REQUIRED WORK
Quote each line of the material verbatim, without the pictures.

GIVEN MATERIAL
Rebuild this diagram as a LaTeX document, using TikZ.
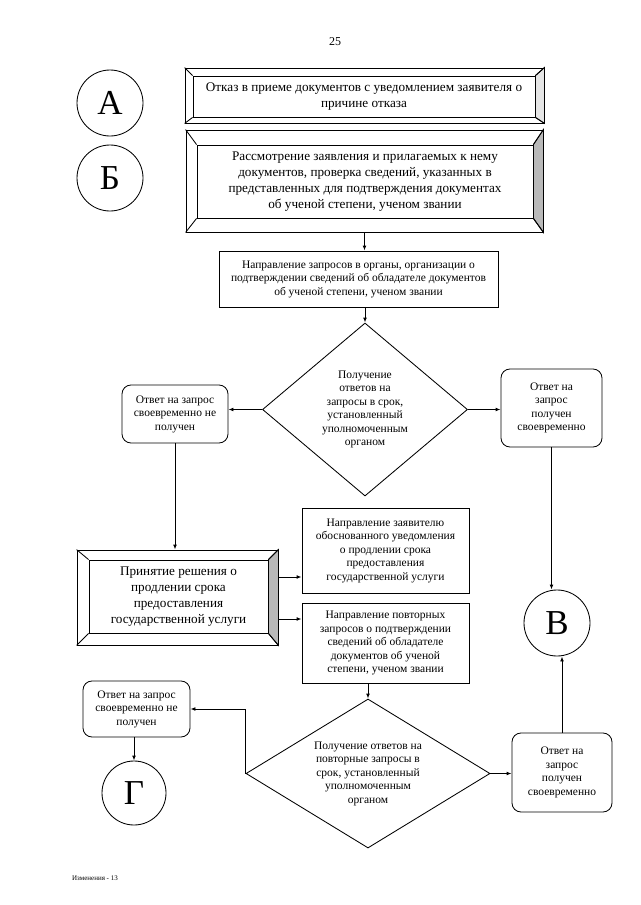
\documentclass[tikz,border=0pt]{standalone}
\usepackage{fontspec}
\setmainfont{Liberation Serif}
\usetikzlibrary{shapes.geometric,arrows.meta}

\begin{document}
\begin{tikzpicture}[x=1pt,y=-1pt,
  >={Latex[length=5pt,width=3.8pt]}, line width=0.85pt,
  small/.style={font=\fontsize{11.5}{13.5}\selectfont, align=center},
  box/.style={small, draw, inner sep=2pt},
  rbox/.style={box, rounded corners=9pt},
  rhomb/.style={small, draw, diamond, inner sep=0pt},
  ring/.style={draw, circle, minimum size=66pt, inner sep=0pt, font=\fontsize{35}{40}\selectfont},
  bevelout/.style={draw, fill=white, inner sep=0pt},
  bevelin/.style={draw, fill=white, inner sep=2pt, align=center, font=\fontsize{13.2}{16}\selectfont}]
	\useasboundingbox (0,0) rectangle (640,905);
	\node (num) at (335,42) {\fontsize{12}{14}\selectfont 25};
	\node [ring] (A) at (110,103) {А};
	\node [ring] (B) at (110,178) {Б};
	\node [ring] (V) at (557,623) {В};
	\node [ring, minimum size=64pt] (G) at (134,793) {Г};

	% beveled boxes
	\node [bevelout, minimum width=359pt, minimum height=55pt] (otkaz-o) at (364.5,95.5) {};
	\node [bevelin, minimum width=342pt, minimum height=41pt] (otkaz) at (364,96.5)
		{Отказ в приеме документов с уведомлением заявителя о\\причине отказа};
	\node [bevelout, minimum width=357pt, minimum height=102pt] (rassm-o) at (364.5,181) {};
	\node [bevelin, minimum width=336pt, minimum height=73pt] (rassm) at (365,181.5)
		{Рассмотрение заявления и прилагаемых к нему\\документов, проверка сведений, указанных в\\представленных для подтверждения документах\\об ученой степени, ученом звании};
	\node [bevelout, minimum width=201pt, minimum height=95pt] (prin-o) at (177.5,597.5) {};
	\node [bevelin, minimum width=179pt, minimum height=73pt] (prin) at (178.5,596.5)
		{Принятие решения о\\продлении срока\\предоставления\\государственной услуги};
	\filldraw [fill=gray!20] (otkaz-o.north east) -- (otkaz.north east) -- (otkaz.south east) -- (otkaz-o.south east) -- cycle;
	\filldraw [fill=gray!55] (rassm-o.north east) -- (rassm.north east) -- (rassm.south east) -- (rassm-o.south east) -- cycle;
	\filldraw [fill=gray!55] (prin-o.north east) -- (prin.north east) -- (prin.south east) -- (prin-o.south east) -- cycle;
	\foreach \b in {otkaz, rassm, prin}
		\foreach \c in {north west, north east, south west, south east}
			\draw (\b-o.\c) -- (\b.\c);

	% plain boxes
	\node [box, minimum width=279pt, minimum height=56pt] (zapr) at (358.5,279)
		{Направление запросов в органы, организации о\\подтверждении сведений об обладателе документов\\об ученой степени, ученом звании};
	\node [rhomb, aspect=1.18, minimum width=205pt, minimum height=173pt] (dia1) at (365,409.5)
		{Получение\\ответов на\\запросы в срок,\\установленный\\уполномоченным\\органом};
	\node [rbox, minimum width=106pt, minimum height=58pt] (ne1) at (175,414)
		{Ответ на запрос\\своевременно не\\получен};
	\node [rbox, minimum width=101pt, minimum height=78pt] (da1) at (551.5,408)
		{Ответ на\\запрос\\получен\\своевременно};
	\node [box, minimum width=167pt, minimum height=85pt] (uved) at (385.5,550.5)
		{Направление заявителю\\обоснованного уведомления\\о продлении срока\\предоставления\\государственной услуги};
	\node [box, minimum width=167pt, minimum height=80pt] (povt) at (385.5,643)
		{Направление повторных\\запросов о подтверждении\\сведений об обладателе\\документов об ученой\\степени, ученом звании};
	\node [rhomb, aspect=1.64, minimum width=244pt, minimum height=149pt] (dia2) at (368,773.5)
		{Получение ответов на\\повторные запросы в\\срок, установленный\\уполномоченным\\органом};
	\node [rbox, minimum width=107pt, minimum height=56pt] (ne2) at (136.5,709)
		{Ответ на запрос\\своевременно не\\получен};
	\node [rbox, minimum width=100pt, minimum height=79pt] (da2) at (562,772.5)
		{Ответ на\\запрос\\получен\\своевременно};
	\node (izm) at (95,878) {\fontsize{7}{8}\selectfont Изменения - 13};

	\draw [->] (rassm-o.south) -- (rassm-o.south |- zapr.north);
	\draw [->] (dia1.north |- zapr.south) -- (dia1.north);
	\draw [->] (dia1.west) -- (dia1.west -| ne1.east);
	\draw [->] (dia1.east) -- (dia1.east -| da1.west);
	\draw [->] (ne1.south) -- (ne1.south |- prin-o.north);
	\draw [->] ([yshift=20.5pt]prin-o.east) -- ([yshift=20.5pt]prin-o.east -| uved.west);
	\draw [->] ([yshift=-21.5pt]prin-o.east) -- ([yshift=-21.5pt]prin-o.east -| povt.west);
	\draw [->] (da1.south) -- (da1.south |- V.north);
	\draw [->] (da2.north) -- (da2.north |- V.south);
	\draw [->] (dia2.north |- povt.south) -- (dia2.north);
	\draw [->] (dia2.west) -- (dia2.west |- ne2.east) -- (ne2.east);
	\draw [->] (G.north |- ne2.south) -- (G.north);
	\draw [->] (dia2.east) -- (dia2.east -| da2.west);
\end{tikzpicture}
\end{document}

RESPONSE BELOW
Rebuild this diagram as a LaTeX document, using TikZ.
\documentclass[tikz,border=0pt]{standalone}
\usepackage{fontspec}
\setmainfont{Liberation Serif}
\usetikzlibrary{shapes.geometric,arrows.meta}

\begin{document}
\begin{tikzpicture}[x=1pt,y=-1pt,
  >={Latex[length=5pt,width=3.8pt]}, line width=0.85pt,
  small/.style={font=\fontsize{11.5}{13.5}\selectfont, align=center},
  box/.style={small, draw, inner sep=2pt},
  rbox/.style={box, rounded corners=9pt},
  rhomb/.style={small, draw, diamond, inner sep=0pt},
  ring/.style={draw, circle, minimum size=66pt, inner sep=0pt, font=\fontsize{35}{40}\selectfont},
  bevelout/.style={draw, fill=white, inner sep=0pt},
  bevelin/.style={draw, fill=white, inner sep=2pt, align=center, font=\fontsize{13.2}{16}\selectfont}]
	\useasboundingbox (0,0) rectangle (640,905);
	\node (num) at (335,42) {\fontsize{12}{14}\selectfont 25};
	\node [ring] (A) at (110,103) {А};
	\node [ring] (B) at (110,178) {Б};
	\node [ring] (V) at (557,623) {В};
	\node [ring, minimum size=64pt] (G) at (134,793) {Г};

	% beveled boxes
	\node [bevelout, minimum width=359pt, minimum height=55pt] (otkaz-o) at (364.5,95.5) {};
	\node [bevelin, minimum width=342pt, minimum height=41pt] (otkaz) at (364,96.5)
		{Отказ в приеме документов с уведомлением заявителя о\\причине отказа};
	\node [bevelout, minimum width=357pt, minimum height=102pt] (rassm-o) at (364.5,181) {};
	\node [bevelin, minimum width=336pt, minimum height=73pt] (rassm) at (365,181.5)
		{Рассмотрение заявления и прилагаемых к нему\\документов, проверка сведений, указанных в\\представленных для подтверждения документах\\об ученой степени, ученом звании};
	\node [bevelout, minimum width=201pt, minimum height=95pt] (prin-o) at (177.5,597.5) {};
	\node [bevelin, minimum width=179pt, minimum height=73pt] (prin) at (178.5,596.5)
		{Принятие решения о\\продлении срока\\предоставления\\государственной услуги};
	\filldraw [fill=gray!20] (otkaz-o.north east) -- (otkaz.north east) -- (otkaz.south east) -- (otkaz-o.south east) -- cycle;
	\filldraw [fill=gray!55] (rassm-o.north east) -- (rassm.north east) -- (rassm.south east) -- (rassm-o.south east) -- cycle;
	\filldraw [fill=gray!55] (prin-o.north east) -- (prin.north east) -- (prin.south east) -- (prin-o.south east) -- cycle;
	\foreach \b in {otkaz, rassm, prin}
		\foreach \c in {north west, north east, south west, south east}
			\draw (\b-o.\c) -- (\b.\c);

	% plain boxes
	\node [box, minimum width=279pt, minimum height=56pt] (zapr) at (358.5,279)
		{Направление запросов в органы, организации о\\подтверждении сведений об обладателе документов\\об ученой степени, ученом звании};
	\node [rhomb, aspect=1.18, minimum width=205pt, minimum height=173pt] (dia1) at (365,409.5)
		{Получение\\ответов на\\запросы в срок,\\установленный\\уполномоченным\\органом};
	\node [rbox, minimum width=106pt, minimum height=58pt] (ne1) at (175,414)
		{Ответ на запрос\\своевременно не\\получен};
	\node [rbox, minimum width=101pt, minimum height=78pt] (da1) at (551.5,408)
		{Ответ на\\запрос\\получен\\своевременно};
	\node [box, minimum width=167pt, minimum height=85pt] (uved) at (385.5,550.5)
		{Направление заявителю\\обоснованного уведомления\\о продлении срока\\предоставления\\государственной услуги};
	\node [box, minimum width=167pt, minimum height=80pt] (povt) at (385.5,643)
		{Направление повторных\\запросов о подтверждении\\сведений об обладателе\\документов об ученой\\степени, ученом звании};
	\node [rhomb, aspect=1.64, minimum width=244pt, minimum height=149pt] (dia2) at (368,773.5)
		{Получение ответов на\\повторные запросы в\\срок, установленный\\уполномоченным\\органом};
	\node [rbox, minimum width=107pt, minimum height=56pt] (ne2) at (136.5,709)
		{Ответ на запрос\\своевременно не\\получен};
	\node [rbox, minimum width=100pt, minimum height=79pt] (da2) at (562,772.5)
		{Ответ на\\запрос\\получен\\своевременно};
	\node (izm) at (95,878) {\fontsize{7}{8}\selectfont Изменения - 13};

	\draw [->] (rassm-o.south) -- (rassm-o.south |- zapr.north);
	\draw [->] (dia1.north |- zapr.south) -- (dia1.north);
	\draw [->] (dia1.west) -- (dia1.west -| ne1.east);
	\draw [->] (dia1.east) -- (dia1.east -| da1.west);
	\draw [->] (ne1.south) -- (ne1.south |- prin-o.north);
	\draw [->] ([yshift=20.5pt]prin-o.east) -- ([yshift=20.5pt]prin-o.east -| uved.west);
	\draw [->] ([yshift=-21.5pt]prin-o.east) -- ([yshift=-21.5pt]prin-o.east -| povt.west);
	\draw [->] (da1.south) -- (da1.south |- V.north);
	\draw [->] (da2.north) -- (da2.north |- V.south);
	\draw [->] (dia2.north |- povt.south) -- (dia2.north);
	\draw [->] (dia2.west) -- (dia2.west |- ne2.east) -- (ne2.east);
	\draw [->] (G.north |- ne2.south) -- (G.north);
	\draw [->] (dia2.east) -- (dia2.east -| da2.west);
\end{tikzpicture}
\end{document}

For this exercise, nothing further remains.